The Science of Light and Colour: Achille Laugé's Neo-Impressionist Works

The Science of Light and Colour: Achille Laugé's Neo-Impressionist Works

N eo-Impressionist painters used a technique that was based on the systematic division of tones. In doing so, they continued the research into light and coloured vibrations started by the Impressionist group, but also began to look to new and more methodical techniques. They were fascinated by modern scientific research into colour, especially Rood’s theory of light or Chevreul’s idea of simultaneous contrast.

Georges Seurat, A Sunday Afternoon on the Island of La Grande Jatte, 1884. Art Institute Chicago

Seurat developed the divisionist technique from around 1884-85 and the method was theorised by Signac in his 1899 work D’Eugène Delacroix au Néo-Impressionnisme: “Like the Impressionists, Neo-Impressionists only use pure colours on their palette. But they absolutely loathe any mixing on the palette whatsoever, except of course, between the colours that are adjacent on the colour wheel. These colours, which are connected through gradients of shade and become lighter with white, will tend to restore the variety and all the tones of the shades in the solar spectrum.

An orange mixing with a yellow or a red, a violet moving into a red or blue, a green passing from blue to yellow, along with white, are the only elements they have at their disposal. But by mixing these pure colours optically, by varying their proportions, they achieve an infinite quantity of shades, from the very intense to the most grey.” The unquestionable masterpiece of this movement was the striking painting by Seurat, A Sunday Afternoon on the Island of La Grande Jatte.

In addition to Seurat and Signac, the main representatives of this technique were largely French and Belgian artists such as Angrand, Pissarro, Dubois-Pillet, Cross, Luce, Petitjean, Lemmen, Laugé and Rysselberghe. By giving primacy to pure colour, the divisionism of the neo-impressionists consequently paved the way for Fauvism.

Of all the Neo-Impressionists, Achille Laugé gives us a unique, radiant and balanced body of work. In Vase of Roses and Peonies, the strokes are fragmented, yet delicate and vibrant.
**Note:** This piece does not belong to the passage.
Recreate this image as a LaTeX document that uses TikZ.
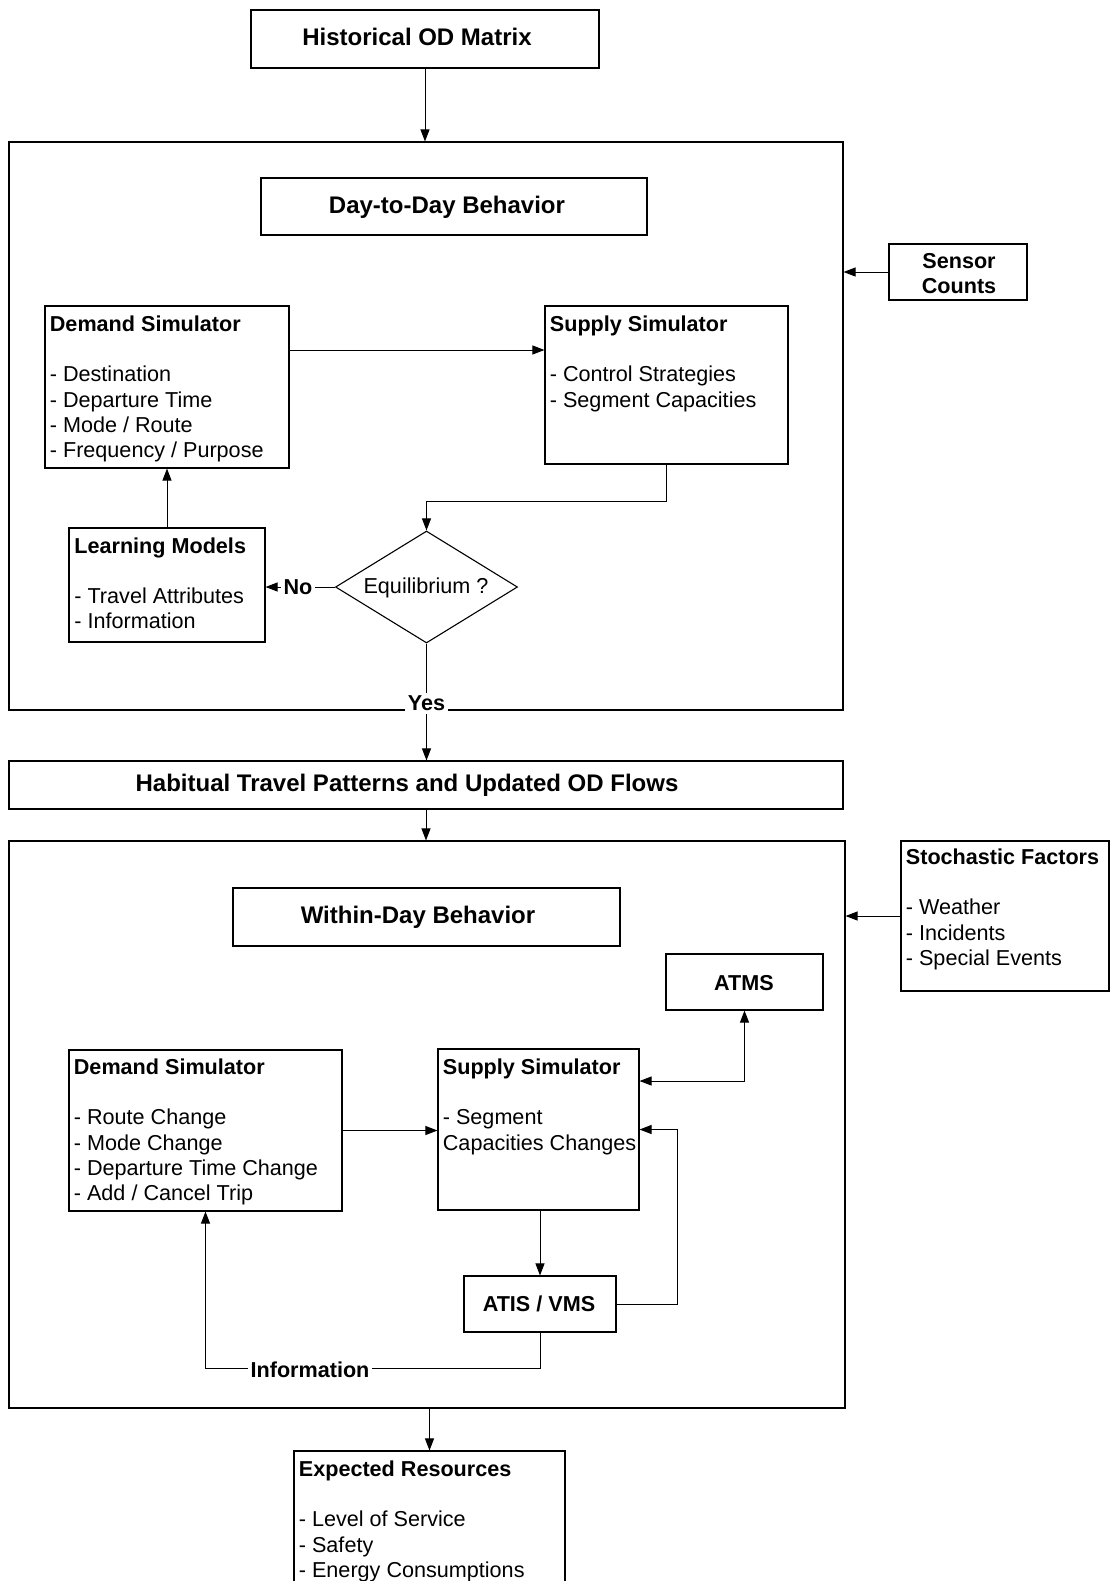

With hints of Japonisme, the painter creates harmony between the full and empty spaces, the large blossoming petals and slender stems; all in a simple, pared-back space.

Originally from Aude, the artist studied at the Beaux-Arts de Toulouse from 1876 where he famously met Antoine Bourdelle and Henri Martin. After a stay in Paris he returned to live in Aude from 1888. After the death of his father he moved to Cailhau into a modest house named Alouette, which would become a recurring subject in his paintings.

“Laugé would have been content to be one of the regional masters of art, painting picturesque canvasses that were endearing because they reflected their native land. But he did not miss the great movement which, in the wake of Impressionism, disrupted painting from the 1880s onwards. The use of a restricted number of pure colours and the fragmented dabs which appear in most of his work, evoke a community of painting research with Neo-Impressionism. His move toward a new style of painting that was linked to his own poetry, make him better than Félibre who sings of his native Languedoc, and gives him the status of a national artist.” (Nicole Tanburini, Achille Laugé - Le point, la ligne, la lumière, 2009)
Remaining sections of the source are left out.